HERTEL VS DOMINATOR ワックス対決
長年ワクシングで試行錯誤を繰り返してきた僕は、ハーテルワックスの存在を知った当初「そんな都合のいいものってある?」と疑心を抱いていました。そこで、普段愛用しているワックスと比較することにしました。
「ONE WAX ALL CONDITION」を謳うハーテルワックスと、僕が信頼を置くワックスブランド、ドミネーターの一騎打ちです。
時短を取るか、完璧な走りを取るか
ハイシーズンにコンディションやボードを変えて、テストを繰り返した結果、理想的な滑走性としてはドミネーターに軍配。ただ、15分で作業を終えたハーテルワックスの走りは想像以上でした。体感では、ハーテルワックスの走りは、どんなコンディションでもストレスを感じないレベルで走る、といったところ。ドミネーターは伸びやかさや、心地良いニュアンスが感じられ、やはり作り込むことで出せる快感がある、と改めて実感しました。
とはいえ、ワックスにかかる手間や時間を考慮すると、ハーテルワックスの効果は十二分であることは確かです。どちらが優れているか、というよりは、人それぞれの目的次第、という結論です。
結果
- HERTEL WAX
- DOMINATOR WAX
1本でも多く滑りたい、準備に時間はかけたくない、コンディションで行先を選ばない人。
最高の1本を滑りたい、準備や手入れも楽しみたい、行先はコンディションを狙う人。
作り込まない、という発想
これまでのワクシングは、ベースからトップまで何層にもワックスを重ねて、作り込むことが理想とされてきました。確かに、ワクシングは回数を重ねるほど、その後のワックスの持続力も良くなり、ソールも傷みにくくなります。ただ、ワックスがバッチリ合った心地良さを一度でも体験すると、走らないことに対してどんどん神経質になり、益々作業時間やツールが増えていくものです。
ハーテルワックスは、そもそもワックスを塗り重ねてソールを育てるような考えではなさそうです。
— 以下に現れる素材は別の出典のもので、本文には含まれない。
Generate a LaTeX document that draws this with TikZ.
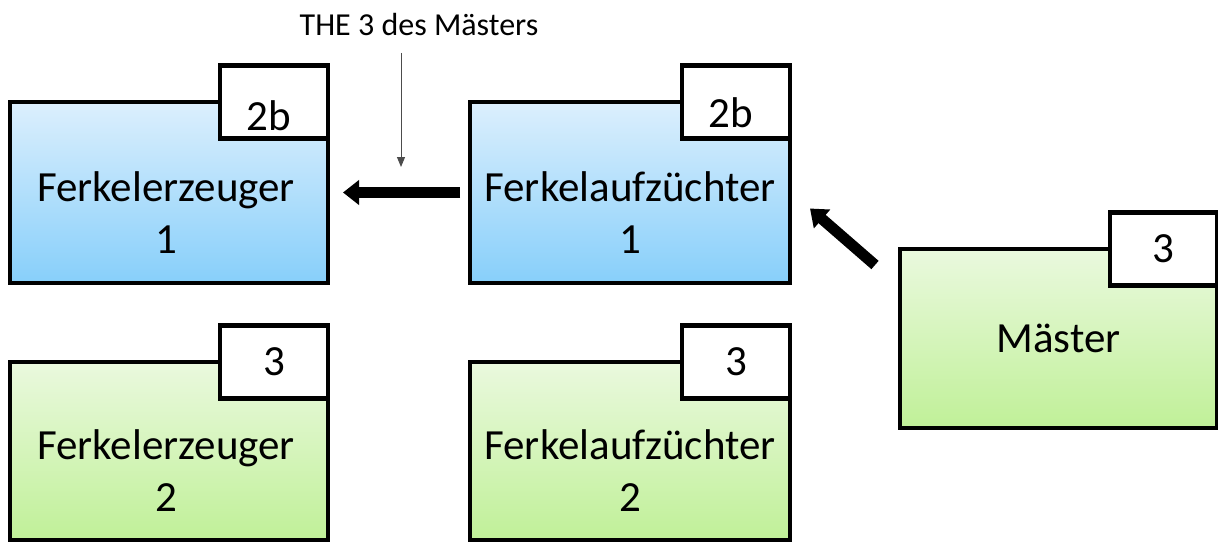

そのため、ワクシングの回数と効果は比例しないだろうと予測しています。
手間のかからないハーテルワックスと、時間をかけて作り上げる乗り心地。どちらを選ぶかは人それぞれです。僕はワクシングの作業そのものに面白さを感じていますが、時間に余裕のないときや複数の板を一気に仕上げたい時など、ケースバイケースでハーテルワックスを活用したいと思っています。
全国各地、様々なコンディションで滑る人、頻繁にワクシングをしなければならない選手、自宅でワクシングが困難な人、なるべく簡単に済ませながら安定した滑走性を得ようと考えるなら、ハーテルワックスは最高のアイテムになるはずです。